• **Set problem**
Do not include the pictures; repeat the rest of the data exactly.

• **Collected material**
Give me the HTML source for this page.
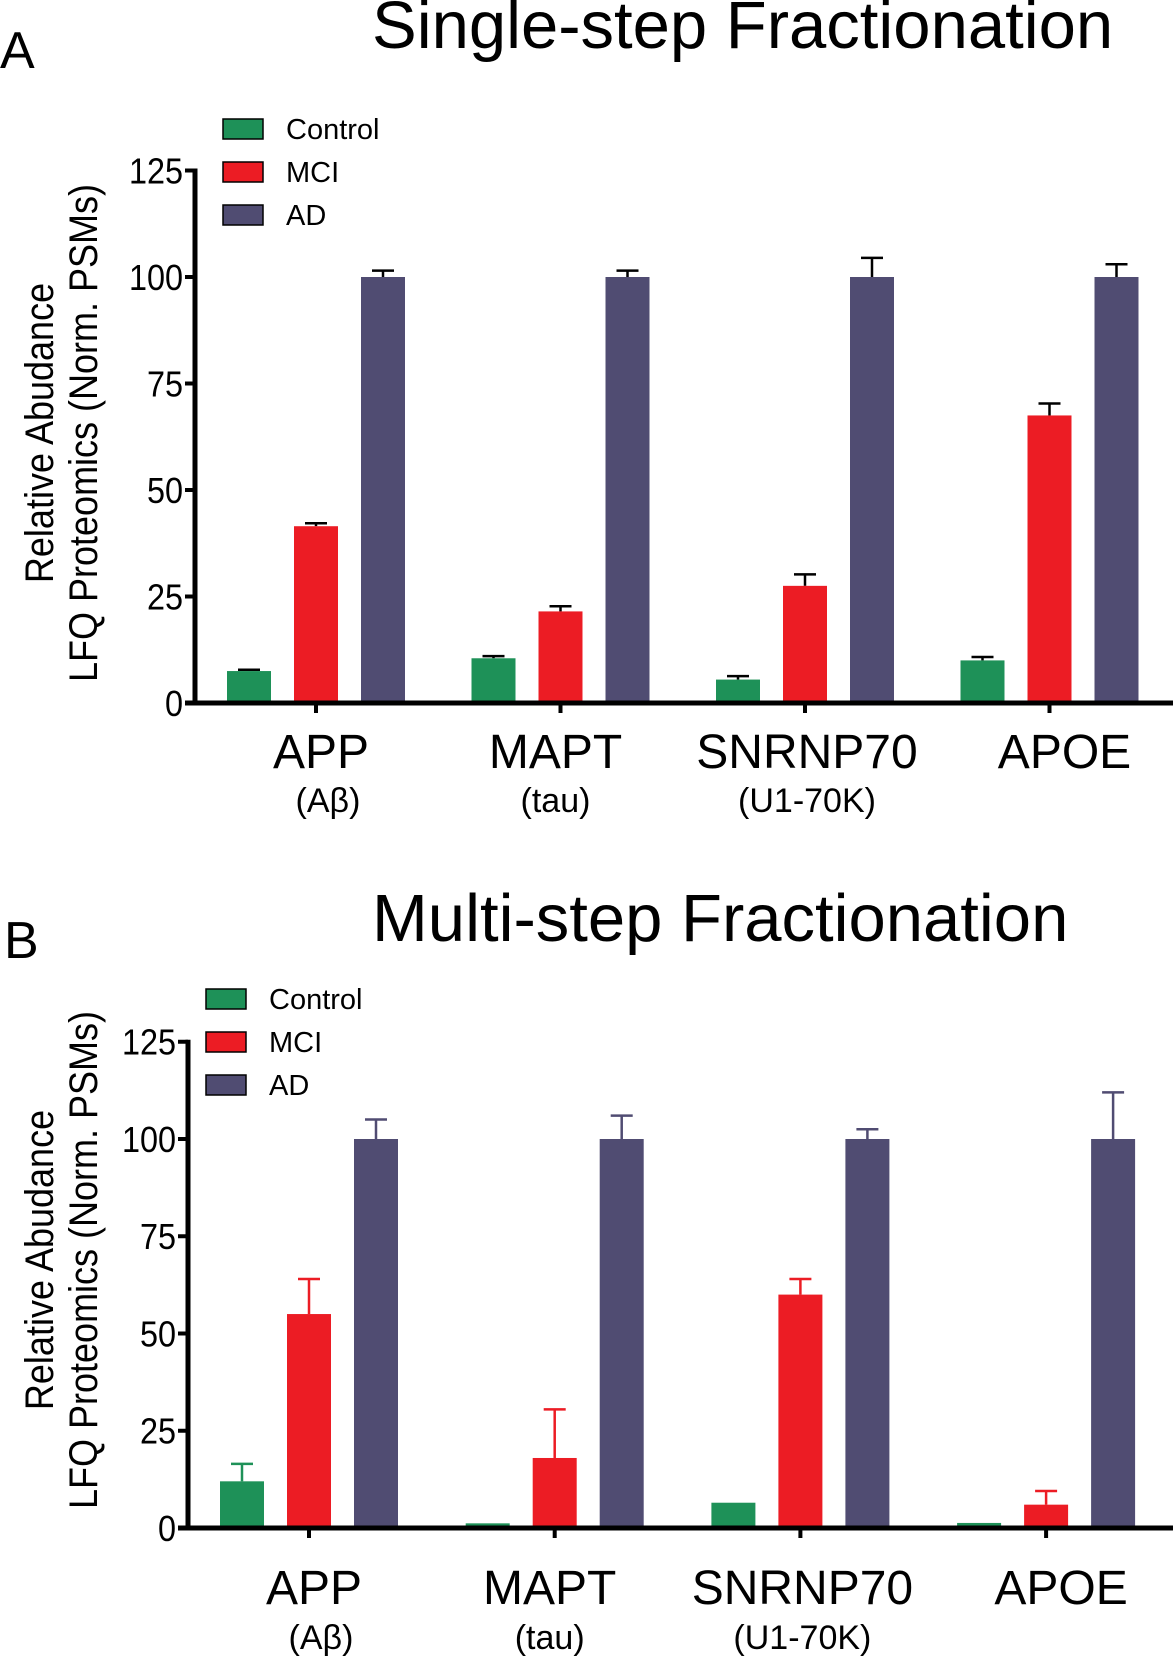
<!DOCTYPE html>
<html><head><meta charset="utf-8"><style>
html,body{margin:0;padding:0;background:#fff;}
svg{display:block;font-family:"Liberation Sans",Arial,sans-serif;}
</style></head><body>
<svg id="fig" width="1175" height="1658" viewBox="0 0 1175 1658" xmlns="http://www.w3.org/2000/svg">
<text x="0" y="68" font-size="52">A</text>
<text x="372" y="48" font-size="67">Single-step Fractionation</text>
<text x="4" y="958" font-size="52">B</text>
<text x="372" y="941" font-size="67">Multi-step Fractionation</text>
</svg>
<script>
const categories = ["APP","MAPT","SNRNP70","APOE"];
const subLabels = ["(Aβ)","(tau)","(U1-70K)",""];
const seriesNames = ["Control","MCI","AD"];
const yTicks = [0,25,50,75,100,125];
const aControl = [7.5,10.5,5.5,10];
const aMCI = [41.5,21.5,27.5,67.5];
const aAD = [100,100,100,100];
const aControlErr = [0.3,0.5,0.8,0.8];
const aMCIErr = [0.7,1.2,2.7,2.8];
const aADErr = [1.5,1.5,4.5,3];
const bControl = [12,1.2,6.5,1.3];
const bMCI = [55,18,60,6];
const bAD = [100,100,100,100];
const bControlErr = [4.5,0,0,0];
const bMCIErr = [9,12.5,4,3.5];
const bADErr = [5,6,2.5,12];

const colors = ["#1e9158","#ec1c24","#504c72"];
const labelShift = [5,-5,2,15];
const subShift = [12,-5,2,0];
const NS = "http://www.w3.org/2000/svg";
const svg = document.getElementById('fig');
function mk(tag, attrs, parent){const e=document.createElementNS(NS,tag);for(const k in attrs)e.setAttribute(k,attrs[k]);(parent||svg).appendChild(e);return e;}

function panel(p, cfg){
  const g = mk('g',{});
  
  
  const y = v => cfg.y0 - v*(cfg.y0-cfg.y100)/100;
  const cx = i => cfg.c0 + i*cfg.dc;
  const vals=[cfg.ctrl,cfg.mci,cfg.ad], errs=[cfg.ctrlE,cfg.mciE,cfg.adE];
  for(let s=0;s<3;s++){
    for(let i=0;i<categories.length;i++){
      const x = cx(i) + (s-1)*cfg.sp - cfg.bw/2;
      const v = vals[s][i], e = errs[s][i];
      const ec = cfg.errBlack ? '#000' : colors[s];
      if(e>0){
        const l=mk('line',{x1:x+cfg.bw/2,x2:x+cfg.bw/2,y1:y(v),y2:y(v+e),stroke:ec,'stroke-width':2.5},g);
        
        
        const c=mk('line',{x1:x+cfg.bw/2-11,x2:x+cfg.bw/2+11,y1:y(v+e),y2:y(v+e),stroke:ec,'stroke-width':2.5},g);
        
        
      }
      const r=mk('rect',{x:x,y:y(v),width:cfg.bw,height:Math.max(y(0)-y(v),1.5),fill:colors[s]},g);
      
      
    }
  }
  const ya=mk('line',{x1:cfg.ax,x2:cfg.ax,y1:y(125)-2,y2:y(0)+2,stroke:'#000','stroke-width':5},g);
  
  
  const xa=mk('line',{x1:cfg.ax-10,x2:1173,y1:y(0),y2:y(0),stroke:'#000','stroke-width':5},g);
  
  
  yTicks.forEach(t=>{
    mk('line',{x1:cfg.ax-10,x2:cfg.ax,y1:y(t),y2:y(t),stroke:'#000','stroke-width':4},g);
    const tx=mk('text',{x:cfg.ax-12,y:y(t)+13,'font-size':36,'text-anchor':'end',transform:`translate(${cfg.ax-12},0) scale(0.9,1) translate(${-(cfg.ax-12)},0)`},g);
    tx.textContent=t;
    
    
  });
  categories.forEach((c,i)=>{
    mk('line',{x1:cx(i),x2:cx(i),y1:y(0),y2:y(0)+10,stroke:'#000','stroke-width':4},g);
    const t=mk('text',{x:cx(i)+labelShift[i],y:cfg.lab1,'font-size':48,'text-anchor':'middle'},g);
    t.textContent=c;
    
    
    if(subLabels[i]){
      const s=mk('text',{x:cx(i)+subShift[i],y:cfg.lab2,'font-size':34,'text-anchor':'middle'},g);
      s.textContent=subLabels[i];
      
      
    }
  });
  const yt=mk('text',{transform:`translate(53,${cfg.ymid}) rotate(-90) scale(0.9,1)`,'font-size':40,'text-anchor':'middle'},g);
  yt.textContent='Relative Abudance';
  
  
  const yt2=mk('text',{transform:`translate(97,${cfg.ymid}) rotate(-90) scale(0.9,1)`,'font-size':40,'text-anchor':'middle'},g);
  yt2.textContent='LFQ Proteomics (Norm. PSMs)';
  
  
  seriesNames.forEach((n,s)=>{
    const ly=cfg.legY + s*43;
    const r=mk('rect',{x:cfg.legX,y:ly-10,width:40,height:20,fill:colors[s],stroke:'#000','stroke-width':1.5},g);
    
    
    const t=mk('text',{x:cfg.legX+63,y:ly+10,'font-size':29},g);
    t.textContent=n;
    
    
  });
}
panel('panel-a',{y0:703,y100:277,ax:195,c0:316,dc:244.5,sp:67,bw:44,ctrl:aControl,mci:aMCI,ad:aAD,ctrlE:aControlErr,mciE:aMCIErr,adE:aADErr,errBlack:true,lab1:768,lab2:812,ymid:433,legX:223,legY:129});
panel('panel-b',{y0:1528,y100:1139,ax:188,c0:309,dc:245.7,sp:67,bw:44,ctrl:bControl,mci:bMCI,ad:bAD,ctrlE:bControlErr,mciE:bMCIErr,adE:bADErr,errBlack:false,lab1:1604,lab2:1649,ymid:1260,legX:206,legY:999});
</script>
</body></html>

• **Completed task**
Give me the HTML source for this page.
<!DOCTYPE html>
<html><head><meta charset="utf-8"><style>
html,body{margin:0;padding:0;background:#fff;}
svg{display:block;font-family:"Liberation Sans",Arial,sans-serif;}
</style></head><body>
<svg id="fig" width="1175" height="1658" viewBox="0 0 1175 1658" xmlns="http://www.w3.org/2000/svg">
<text x="0" y="68" font-size="52">A</text>
<text x="372" y="48" font-size="67">Single-step Fractionation</text>
<text x="4" y="958" font-size="52">B</text>
<text x="372" y="941" font-size="67">Multi-step Fractionation</text>
</svg>
<script>
const categories = ["APP","MAPT","SNRNP70","APOE"];
const subLabels = ["(Aβ)","(tau)","(U1-70K)",""];
const seriesNames = ["Control","MCI","AD"];
const yTicks = [0,25,50,75,100,125];
const aControl = [7.5,10.5,5.5,10];
const aMCI = [41.5,21.5,27.5,67.5];
const aAD = [100,100,100,100];
const aControlErr = [0.3,0.5,0.8,0.8];
const aMCIErr = [0.7,1.2,2.7,2.8];
const aADErr = [1.5,1.5,4.5,3];
const bControl = [12,1.2,6.5,1.3];
const bMCI = [55,18,60,6];
const bAD = [100,100,100,100];
const bControlErr = [4.5,0,0,0];
const bMCIErr = [9,12.5,4,3.5];
const bADErr = [5,6,2.5,12];

const colors = ["#1e9158","#ec1c24","#504c72"];
const labelShift = [5,-5,2,15];
const subShift = [12,-5,2,0];
const NS = "http://www.w3.org/2000/svg";
const svg = document.getElementById('fig');
function mk(tag, attrs, parent){const e=document.createElementNS(NS,tag);for(const k in attrs)e.setAttribute(k,attrs[k]);(parent||svg).appendChild(e);return e;}

function panel(p, cfg){
  const g = mk('g',{});
  
  
  const y = v => cfg.y0 - v*(cfg.y0-cfg.y100)/100;
  const cx = i => cfg.c0 + i*cfg.dc;
  const vals=[cfg.ctrl,cfg.mci,cfg.ad], errs=[cfg.ctrlE,cfg.mciE,cfg.adE];
  for(let s=0;s<3;s++){
    for(let i=0;i<categories.length;i++){
      const x = cx(i) + (s-1)*cfg.sp - cfg.bw/2;
      const v = vals[s][i], e = errs[s][i];
      const ec = cfg.errBlack ? '#000' : colors[s];
      if(e>0){
        const l=mk('line',{x1:x+cfg.bw/2,x2:x+cfg.bw/2,y1:y(v),y2:y(v+e),stroke:ec,'stroke-width':2.5},g);
        
        
        const c=mk('line',{x1:x+cfg.bw/2-11,x2:x+cfg.bw/2+11,y1:y(v+e),y2:y(v+e),stroke:ec,'stroke-width':2.5},g);
        
        
      }
      const r=mk('rect',{x:x,y:y(v),width:cfg.bw,height:Math.max(y(0)-y(v),1.5),fill:colors[s]},g);
      
      
    }
  }
  const ya=mk('line',{x1:cfg.ax,x2:cfg.ax,y1:y(125)-2,y2:y(0)+2,stroke:'#000','stroke-width':5},g);
  
  
  const xa=mk('line',{x1:cfg.ax-10,x2:1173,y1:y(0),y2:y(0),stroke:'#000','stroke-width':5},g);
  
  
  yTicks.forEach(t=>{
    mk('line',{x1:cfg.ax-10,x2:cfg.ax,y1:y(t),y2:y(t),stroke:'#000','stroke-width':4},g);
    const tx=mk('text',{x:cfg.ax-12,y:y(t)+13,'font-size':36,'text-anchor':'end',transform:`translate(${cfg.ax-12},0) scale(0.9,1) translate(${-(cfg.ax-12)},0)`},g);
    tx.textContent=t;
    
    
  });
  categories.forEach((c,i)=>{
    mk('line',{x1:cx(i),x2:cx(i),y1:y(0),y2:y(0)+10,stroke:'#000','stroke-width':4},g);
    const t=mk('text',{x:cx(i)+labelShift[i],y:cfg.lab1,'font-size':48,'text-anchor':'middle'},g);
    t.textContent=c;
    
    
    if(subLabels[i]){
      const s=mk('text',{x:cx(i)+subShift[i],y:cfg.lab2,'font-size':34,'text-anchor':'middle'},g);
      s.textContent=subLabels[i];
      
      
    }
  });
  const yt=mk('text',{transform:`translate(53,${cfg.ymid}) rotate(-90) scale(0.9,1)`,'font-size':40,'text-anchor':'middle'},g);
  yt.textContent='Relative Abudance';
  
  
  const yt2=mk('text',{transform:`translate(97,${cfg.ymid}) rotate(-90) scale(0.9,1)`,'font-size':40,'text-anchor':'middle'},g);
  yt2.textContent='LFQ Proteomics (Norm. PSMs)';
  
  
  seriesNames.forEach((n,s)=>{
    const ly=cfg.legY + s*43;
    const r=mk('rect',{x:cfg.legX,y:ly-10,width:40,height:20,fill:colors[s],stroke:'#000','stroke-width':1.5},g);
    
    
    const t=mk('text',{x:cfg.legX+63,y:ly+10,'font-size':29},g);
    t.textContent=n;
    
    
  });
}
panel('panel-a',{y0:703,y100:277,ax:195,c0:316,dc:244.5,sp:67,bw:44,ctrl:aControl,mci:aMCI,ad:aAD,ctrlE:aControlErr,mciE:aMCIErr,adE:aADErr,errBlack:true,lab1:768,lab2:812,ymid:433,legX:223,legY:129});
panel('panel-b',{y0:1528,y100:1139,ax:188,c0:309,dc:245.7,sp:67,bw:44,ctrl:bControl,mci:bMCI,ad:bAD,ctrlE:bControlErr,mciE:bMCIErr,adE:bADErr,errBlack:false,lab1:1604,lab2:1649,ymid:1260,legX:206,legY:999});
</script>
</body></html>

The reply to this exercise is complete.